Religious freedom is worth nothing if it does include the right to hold unpopular beliefs — including unpopular beliefs about gender and sexuality.
With the recent resignation of Scotland’s First Minister Humza Yousaf, leadership hopeful Kate Forbes has come under renewed scrutiny for her religious beliefs.
As a member of the traditionalist Free Church of Scotland, she believes that pre-martial sex is morally wrong and that same-sex marriages are not religiously valid. Yet she has also emphasised repeatedly that she does not seek to impose her moral principles on those who disagree.
Pickthall House suggests it is Ms Forbes’s critics who are, in fact, intolerant of difference. In a plural, multi-faith society, citizens will disagree about all matters of personal conduct. The distinguishing mark of a free country like Britain is that we are mature enough not to force our views on anyone else. If we start applying de facto religious tests to candidates for public office, we contradict the basic value of tolerance.
As veteran LGBT rights campaigner Peter Tatchell has observed, merely holding that a particular sexual act is morally wrong does not constitute discrimination. It is only a problem if a person allows their personal values to override their public responsibilities, and there is no reason to believe Ms Forbes would do this.
Ms Forbes’s critics claim that they do not object to her Christianity as such, but this is beside the point: a country that permits its citizens to hold any beliefs they wish about God while enforcing official orthodoxies regarding the human body is not a tolerant one.
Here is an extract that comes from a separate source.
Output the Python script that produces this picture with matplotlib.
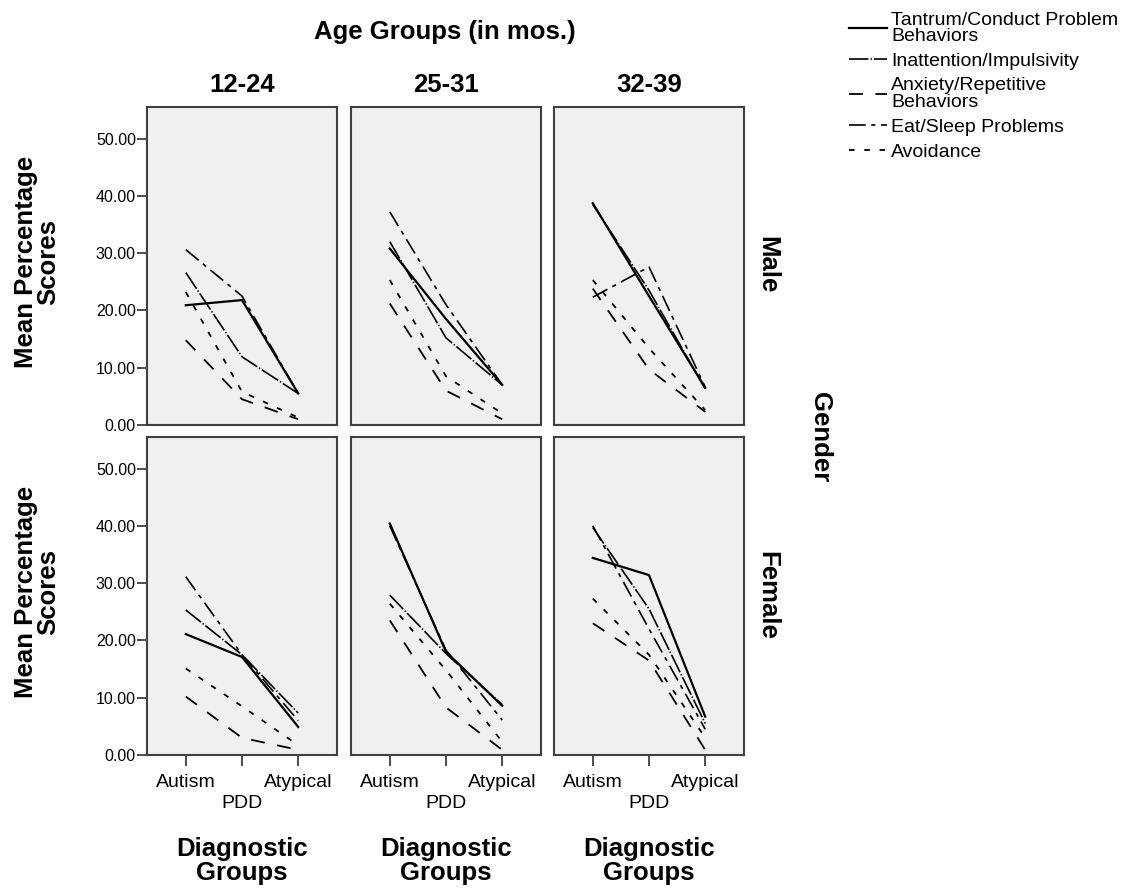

No one should be forced to chose serving their country in public office and being true to their religious faith. Britain does not make windows into its subjects’ souls, so long as they respect a basic commitment to tolerance. Pickthall House believes it is time we stopped using the language of tolerance and equality to justify an aggressively intolerant campaign to drive traditional religious believers into silence.